The last difference the traditional power discourse is that of passive resistance. This is not a new concept, especially under the aegis of Gandhi and King conceptions. However, it is traditional power’s mere tolerance of nonviolent resistance that does not result in violence. As long as resistance does not present undue inconvenience for the circulation of power and capital, it is allowed. The irony of the technical loophole of Zucotti Park being privately owned and having few rules allowed the Occupy movement also highlights the tenuousness of public discourse in Millennial America. However, even with this oddity, on the two-month anniversary of Occupy Wall Street, force has begun to be used against the occupiers as traditional power’s patience grows thin with amorphous politics. In the streets, the marches are split up, and rules about occupation begin to be enforced with cupidity.

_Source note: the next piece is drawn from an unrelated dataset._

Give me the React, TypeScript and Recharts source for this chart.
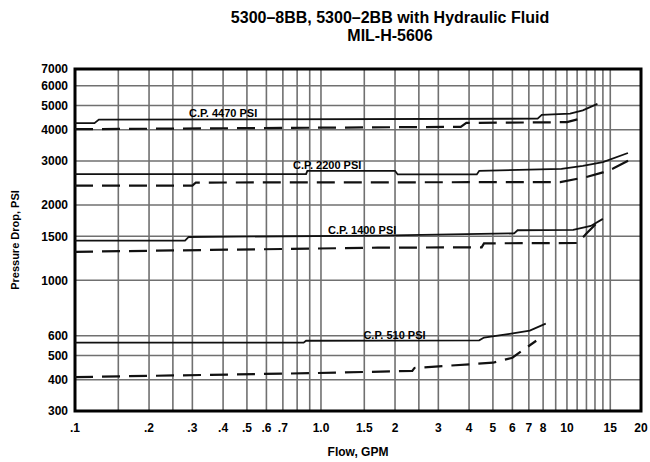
import {
  LineChart,
  Line,
  XAxis,
  YAxis,
  CartesianGrid,
  ReferenceArea,
  ReferenceDot,
} from "recharts";

const FONT = "'Liberation Sans', Arial, sans-serif";

// grid lines (log scale), only some of them get a label
const xTicks = [
  0.1, 0.15, 0.2, 0.25, 0.3, 0.4, 0.5, 0.6, 0.7, 0.8, 0.9, 1, 1.5, 2, 2.5, 3, 4,
  5, 6, 7, 8, 9, 10, 11, 12, 13, 14, 15, 20,
];
const xLabelValues = [0.1, 0.2, 0.3, 0.4, 0.5, 0.6, 0.7, 1, 1.5, 2, 3, 4, 5, 6, 7, 8, 10, 15, 20];
const xLabelTexts = [".1", ".2", ".3", ".4", ".5", ".6", ".7", "1.0", "1.5", "2", "3", "4", "5", "6", "7", "8", "10", "15", "20"];

const yTicks = [300, 400, 500, 600, 1000, 1500, 2000, 3000, 4000, 5000, 6000, 7000];

// C.P. 4470 PSI
const cp4470SolidFlow = [0.1, 0.12, 0.125, 7.6, 7.9, 10.3, 11.6, 13.3];
const cp4470SolidPsi = [4250, 4250, 4390, 4430, 4590, 4640, 4780, 5080];
const cp4470DashFlow = [0.1, 3.7, 3.9, 10, 11.2];
const cp4470DashPsi = [4020, 4110, 4260, 4290, 4420];

// C.P. 2200 PSI
const cp2200SolidFlow = [0.1, 0.87, 0.88, 2.0, 2.05, 4.3, 4.4, 9.5, 11.6, 14, 17.7];
const cp2200SolidPsi = [2660, 2660, 2740, 2740, 2650, 2650, 2740, 2790, 2870, 2970, 3230];
const cp2200DashFlow = [0.1, 0.3, 0.31, 9.4, 12, 14, 15.4, 18];
const cp2200DashPsi = [2390, 2390, 2460, 2470, 2590, 2700, 2800, 3030];

// C.P. 1400 PSI
const cp1400SolidFlow = [0.1, 0.28, 0.29, 1.7, 6.1, 6.3, 10.6, 12.5, 14];
const cp1400SolidPsi = [1440, 1440, 1490, 1510, 1540, 1585, 1590, 1650, 1760];
const cp1400DashFlow = [0.1, 1.7, 4.5, 4.6, 11.1, 12, 13.2];
const cp1400DashPsi = [1300, 1350, 1355, 1405, 1410, 1540, 1690];

// C.P. 510 PSI
const cp510SolidFlow = [0.1, 0.85, 0.87, 4.4, 4.6, 5.85, 7.06, 8.2];
const cp510SolidPsi = [563, 563, 573, 575, 590, 611, 629, 671];
const cp510DashFlow = [0.1, 0.9, 2.35, 2.4, 5.0, 6.0, 6.74, 7.5];
const cp510DashPsi = [410, 425, 434, 446, 468, 490, 532, 573];

const cpNames = ["C.P. 4470 PSI", "C.P. 2200 PSI", "C.P. 1400 PSI", "C.P. 510 PSI"];
const cpLabelFlow = [0.4, 1.06, 1.47, 1.99];
const cpLabelPsi = [4430, 2740, 1510, 573];

const pts = (flow: number[], psi: number[]) => flow.map((x, i) => ({ x, y: psi[i] }));

const solidSeries = [
  pts(cp4470SolidFlow, cp4470SolidPsi),
  pts(cp2200SolidFlow, cp2200SolidPsi),
  pts(cp1400SolidFlow, cp1400SolidPsi),
  pts(cp510SolidFlow, cp510SolidPsi),
];
const dashSeries = [
  pts(cp4470DashFlow, cp4470DashPsi),
  pts(cp2200DashFlow, cp2200DashPsi),
  pts(cp1400DashFlow, cp1400DashPsi),
  pts(cp510DashFlow, cp510DashPsi),
];

const fmtX = (v: number) => {
  const i = xLabelValues.indexOf(v);
  return i >= 0 ? xLabelTexts[i] : "";
};

const tickStyle = { fill: "#000", fontSize: 12, fontWeight: "bold", fontFamily: FONT };

const cpLabel = (text: string) => (props: any) => {
  const { x, y } = props.viewBox;
  return (
    <text
      x={x}
      y={y - 2}
      textAnchor="middle"
      fontSize={11}
      fontWeight="bold"
      fontFamily={FONT}
      fill="#000"
    >
      {text}
    </text>
  );
};

const yAxisLabel = (props: any) => {
  const { x, y, height } = props.viewBox;
  const cx = x + 15;
  const cy = y + height / 2;
  return (
    <text
      x={cx}
      y={cy}
      transform={`rotate(-90 ${cx} ${cy})`}
      textAnchor="middle"
      dominantBaseline="central"
      fontSize={11}
      fontWeight="bold"
      fontFamily={FONT}
      fill="#000"
    >
      Pressure Drop, PSI
    </text>
  );
};

export default function App() {
  return (
    <div
      style={{
        position: "absolute",
        left: 0,
        top: 0,
        width: 650,
        height: 462,
        background: "#fff",
      }}
    >
      <div
        style={{
          position: "absolute",
          left: 190,
          top: 9,
          width: 400,
          textAlign: "center",
          fontFamily: FONT,
          fontWeight: "bold",
          fontSize: 16,
          lineHeight: "18px",
          color: "#000",
        }}
      >
        <div>5300–8BB, 5300–2BB with Hydraulic Fluid</div>
        <div>MIL-H-5606</div>
      </div>
      <LineChart
        width={650}
        height={462}
        margin={{ top: 69, right: 9, bottom: 0, left: 0 }}
        style={{ position: "absolute", left: 0, top: 0 }}
      >
        <CartesianGrid stroke="#707070" strokeWidth={1.6} />
        <XAxis
          type="number"
          dataKey="x"
          scale="log"
          domain={[0.1, 20]}
          ticks={xTicks}
          interval={0}
          allowDataOverflow
          height={51}
          tickSize={0}
          tickMargin={12}
          axisLine={false}
          tickLine={false}
          tick={tickStyle}
          tickFormatter={fmtX}
          label={{
            value: "Flow, GPM",
            position: "insideBottom",
            offset: 6,
            fill: "#000",
            fontSize: 12,
            fontWeight: "bold",
            fontFamily: FONT,
          }}
        />
        <YAxis
          type="number"
          dataKey="y"
          scale="log"
          domain={[300, 7000]}
          ticks={yTicks}
          interval={0}
          allowDataOverflow
          width={75}
          tickSize={0}
          tickMargin={7}
          axisLine={false}
          tickLine={false}
          tick={tickStyle}
          label={yAxisLabel}
        />
        {solidSeries.map((d, i) => (
          <Line
            key={"s" + i}
            data={d}
            dataKey="y"
            type="linear"
            stroke="#111"
            strokeWidth={1.8}
            dot={false}
            isAnimationActive={false}
          />
        ))}
        {dashSeries.map((d, i) => (
          <Line
            key={"d" + i}
            data={d}
            dataKey="y"
            type="linear"
            stroke="#111"
            strokeWidth={2.2}
            strokeDasharray="18 9"
            dot={false}
            isAnimationActive={false}
          />
        ))}
        {cpNames.map((name, i) => (
          <ReferenceDot
            key={name}
            x={cpLabelFlow[i]}
            y={cpLabelPsi[i]}
            r={0}
            fill="none"
            stroke="none"
            label={cpLabel(name)}
          />
        ))}
        <ReferenceArea
          x1={0.1}
          x2={20}
          y1={300}
          y2={7000}
          fill="none"
          stroke="#000"
          strokeWidth={3}
          ifOverflow="visible"
        />
      </LineChart>
    </div>
  );
}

The new forms of politics are based on plurality, collectivism and ideas. The hierarchical nation state has no idea what to do with the amorphous blob as it grows except to try to contain it, but as with Anonymous, it is a whack-a-mole game. If one smacks down one protest, two pop up across town, or five websites pop up on the Net. Shut down Wikileaks, and a thousand mirror sites show up. People in the streets swarm New York and other cities throughout the US, and the world, and conflict arises. Asymmetry and amorphousness are dissonances to traditional power.
Ideas in themselves are not hierarchical.
Desires sometimes have no agendas.
Sometimes people want what is right, and all of it.